A critical factor to sustaining growth this year is the holding of peaceful elections and the challenge to keep government spending according to program even with the said elections.
Overall, we believe that the basic economic fundamentals are in place to allow the private sector to continuously expand and even absorb any possible temporary setback to growth coming from political developments here and abroad. We trust in the ingenuity of the private sector to continue improving their goods and services to top the profits they have attained in the past years.
KEVIN BELMONTE (resident, Philstar.com)
I am bullish on our country’s prospects for 2007 and beyond. But beyond the obvious factors of sustained and consistent fiscal and economic reforms, peaceful elections, execution of lasting infrastructure programs, and enhanced security, we need to get serious about solving our overpopulation. Also, the gap between rich and poor continues to widen. We need to see more wealth trickle down.
ATTY. FELIPE L. GOZON (chairman, president and CEO, GMA Network Inc.)
Year 2007 opens the gateway for better opportunities in the market.
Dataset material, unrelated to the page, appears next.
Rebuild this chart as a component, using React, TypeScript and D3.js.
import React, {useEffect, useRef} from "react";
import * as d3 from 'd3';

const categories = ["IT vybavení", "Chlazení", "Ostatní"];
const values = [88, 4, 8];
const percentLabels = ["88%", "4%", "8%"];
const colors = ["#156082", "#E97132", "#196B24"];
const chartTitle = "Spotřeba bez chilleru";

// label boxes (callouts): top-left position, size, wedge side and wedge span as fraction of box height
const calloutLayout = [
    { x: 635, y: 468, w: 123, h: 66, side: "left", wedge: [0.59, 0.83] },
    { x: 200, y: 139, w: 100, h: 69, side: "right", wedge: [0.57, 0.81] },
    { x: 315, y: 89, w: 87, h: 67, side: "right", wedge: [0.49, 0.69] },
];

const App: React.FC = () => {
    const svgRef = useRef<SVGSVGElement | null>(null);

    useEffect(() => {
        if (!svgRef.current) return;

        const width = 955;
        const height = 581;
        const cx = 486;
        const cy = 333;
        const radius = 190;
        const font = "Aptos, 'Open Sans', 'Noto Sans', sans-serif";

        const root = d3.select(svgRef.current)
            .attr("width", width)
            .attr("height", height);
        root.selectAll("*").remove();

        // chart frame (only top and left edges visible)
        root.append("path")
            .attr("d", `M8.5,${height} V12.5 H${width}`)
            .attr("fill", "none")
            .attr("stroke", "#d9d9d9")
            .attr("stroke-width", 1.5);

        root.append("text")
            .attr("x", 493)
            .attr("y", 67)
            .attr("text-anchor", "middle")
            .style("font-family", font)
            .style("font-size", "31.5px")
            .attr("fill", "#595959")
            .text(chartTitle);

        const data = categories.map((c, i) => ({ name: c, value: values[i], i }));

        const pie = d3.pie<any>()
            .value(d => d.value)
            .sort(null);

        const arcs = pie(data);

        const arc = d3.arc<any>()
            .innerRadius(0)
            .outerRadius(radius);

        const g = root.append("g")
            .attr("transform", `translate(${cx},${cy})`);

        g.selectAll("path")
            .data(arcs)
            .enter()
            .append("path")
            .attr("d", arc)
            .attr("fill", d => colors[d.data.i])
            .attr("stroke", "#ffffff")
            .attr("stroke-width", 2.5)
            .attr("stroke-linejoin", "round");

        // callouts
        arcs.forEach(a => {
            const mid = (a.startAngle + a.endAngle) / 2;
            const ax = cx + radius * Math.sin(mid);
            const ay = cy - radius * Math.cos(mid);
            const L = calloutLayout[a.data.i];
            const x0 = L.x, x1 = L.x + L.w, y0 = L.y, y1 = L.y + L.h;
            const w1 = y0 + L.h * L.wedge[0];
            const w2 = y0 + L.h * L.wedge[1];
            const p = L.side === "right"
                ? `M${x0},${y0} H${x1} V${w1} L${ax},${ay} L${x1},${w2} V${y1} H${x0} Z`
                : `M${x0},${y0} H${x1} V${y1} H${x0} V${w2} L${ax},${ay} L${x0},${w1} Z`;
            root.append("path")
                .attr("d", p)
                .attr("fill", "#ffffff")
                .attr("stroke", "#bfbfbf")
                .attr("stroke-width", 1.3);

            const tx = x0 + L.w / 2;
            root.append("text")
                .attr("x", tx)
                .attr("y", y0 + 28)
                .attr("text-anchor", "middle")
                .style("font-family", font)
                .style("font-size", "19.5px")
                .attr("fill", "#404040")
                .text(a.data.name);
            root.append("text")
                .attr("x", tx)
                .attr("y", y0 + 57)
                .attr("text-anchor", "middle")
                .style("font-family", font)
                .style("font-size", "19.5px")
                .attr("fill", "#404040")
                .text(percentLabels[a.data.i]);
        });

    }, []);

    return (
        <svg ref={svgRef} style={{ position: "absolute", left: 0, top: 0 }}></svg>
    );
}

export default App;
A more creative business strategy is what is needed to help sustain our economic growth. Equally indispensable is the strong commitment to forge alliances in the business sector to obtain a globally competitive advantage in the world market. This can be made possible by adapting to new technological trends, risk-taking, in-depth market analysis, and a more customer-focused marketing strategy.
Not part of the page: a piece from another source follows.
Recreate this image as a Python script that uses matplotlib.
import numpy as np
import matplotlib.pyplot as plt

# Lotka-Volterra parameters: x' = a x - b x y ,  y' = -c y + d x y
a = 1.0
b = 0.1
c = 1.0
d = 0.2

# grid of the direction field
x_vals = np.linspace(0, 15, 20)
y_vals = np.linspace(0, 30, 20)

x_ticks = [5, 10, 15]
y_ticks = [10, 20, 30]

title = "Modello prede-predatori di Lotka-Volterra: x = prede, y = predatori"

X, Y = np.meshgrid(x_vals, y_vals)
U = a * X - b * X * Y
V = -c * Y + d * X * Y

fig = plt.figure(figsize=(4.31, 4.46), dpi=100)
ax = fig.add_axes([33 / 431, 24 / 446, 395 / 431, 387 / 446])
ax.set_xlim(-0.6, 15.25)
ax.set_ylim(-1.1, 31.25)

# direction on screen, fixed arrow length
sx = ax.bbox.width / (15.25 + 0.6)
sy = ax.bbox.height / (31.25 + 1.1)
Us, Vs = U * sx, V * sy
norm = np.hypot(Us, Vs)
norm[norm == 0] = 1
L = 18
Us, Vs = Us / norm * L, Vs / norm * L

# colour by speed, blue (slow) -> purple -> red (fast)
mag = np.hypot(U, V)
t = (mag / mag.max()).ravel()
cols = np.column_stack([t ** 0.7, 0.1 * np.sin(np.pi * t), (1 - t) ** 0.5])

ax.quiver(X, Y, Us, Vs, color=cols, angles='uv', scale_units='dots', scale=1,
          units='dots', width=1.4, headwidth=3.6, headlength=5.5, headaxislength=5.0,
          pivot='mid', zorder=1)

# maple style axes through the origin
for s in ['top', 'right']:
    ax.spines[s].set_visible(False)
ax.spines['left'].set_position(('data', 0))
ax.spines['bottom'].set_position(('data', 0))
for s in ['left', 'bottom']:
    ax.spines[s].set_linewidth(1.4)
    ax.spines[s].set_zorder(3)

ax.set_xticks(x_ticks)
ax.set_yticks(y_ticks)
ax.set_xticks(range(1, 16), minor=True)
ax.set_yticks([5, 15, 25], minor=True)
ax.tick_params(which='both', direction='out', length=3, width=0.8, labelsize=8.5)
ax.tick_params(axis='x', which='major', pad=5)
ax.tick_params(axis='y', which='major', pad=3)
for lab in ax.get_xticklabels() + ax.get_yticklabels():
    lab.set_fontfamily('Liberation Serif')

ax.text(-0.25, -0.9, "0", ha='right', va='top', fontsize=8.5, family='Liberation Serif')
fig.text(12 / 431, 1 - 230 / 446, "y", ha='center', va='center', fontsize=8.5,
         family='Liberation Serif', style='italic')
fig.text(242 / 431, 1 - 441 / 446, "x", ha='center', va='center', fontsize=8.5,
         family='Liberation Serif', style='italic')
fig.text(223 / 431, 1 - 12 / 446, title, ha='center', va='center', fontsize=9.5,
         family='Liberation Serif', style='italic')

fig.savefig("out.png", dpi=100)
DENNIS MENDIOLA (CEO and president, Chikka Asia)
The peso will continue to hold value due to increased OFW remittances. This will also help contain fuel led inflation and lead to more disposable income for consumption. Election spending will also increase money supply which domestic entrepreneurs should take advantage of. The improved fiscal condition of the Philippines could lead to stable banking rates which would benefit local negosyantes. Stay the course. Muffle the political noise. Then we should be relatively ok.
DONNIE TANTOCO III (executive vice president, Shopwise Supercenter)
I believe that our macroeconomic situation will continue to improve in 2007. We should protect ourselves, however, from two main potential and external risks: a sudden increase in the price of energy and a sharp downturn in the US economy. Internally, a turbulent political environment will hurt business confidence and also derail past gains and continuing efforts to stabilize our country’s fiscal position. The government and private sectors need to work harder and more effectively together to address longstanding and fundamental weaknesses such as infrastructure, law and order, security, and education. Beyond the remittances from OFWs, there needs to be other and equally meaningful ways to trickle down the benefits of a growing economy to the majority of Filipinos.
GOV. LUIS RAYMUND VILLAFUERTE JR. (Camarines Sur governor)
2007 is the year to reap gains brought by the strong resilience and resurgence of the economy in 2006. The peso is on an upsurge, unemployment is low, the influx of tourists is encouraging, exports and agricultural activity are up, our credit rating is positive and investor confidence is stronger than ever. We are on the verge of a significant economic take-off and this year will be the realization of that. I foresee more long term investors taking a serious interest in the Philippines and a definite improvement in our image as an ideal hub for business. What is needed to sustain this is a better appreciation of what the National Government has been doing to give our people a more stable economic climate. We are slowly but steadily reaping the benefits of sound fiscal policies and we are certainly on the right track. What we must then do is to instill a keener sense of collective and united Filipino pride amongst our people. Let’s be positive, optimistic and hopeful because surely, better things are yet to come.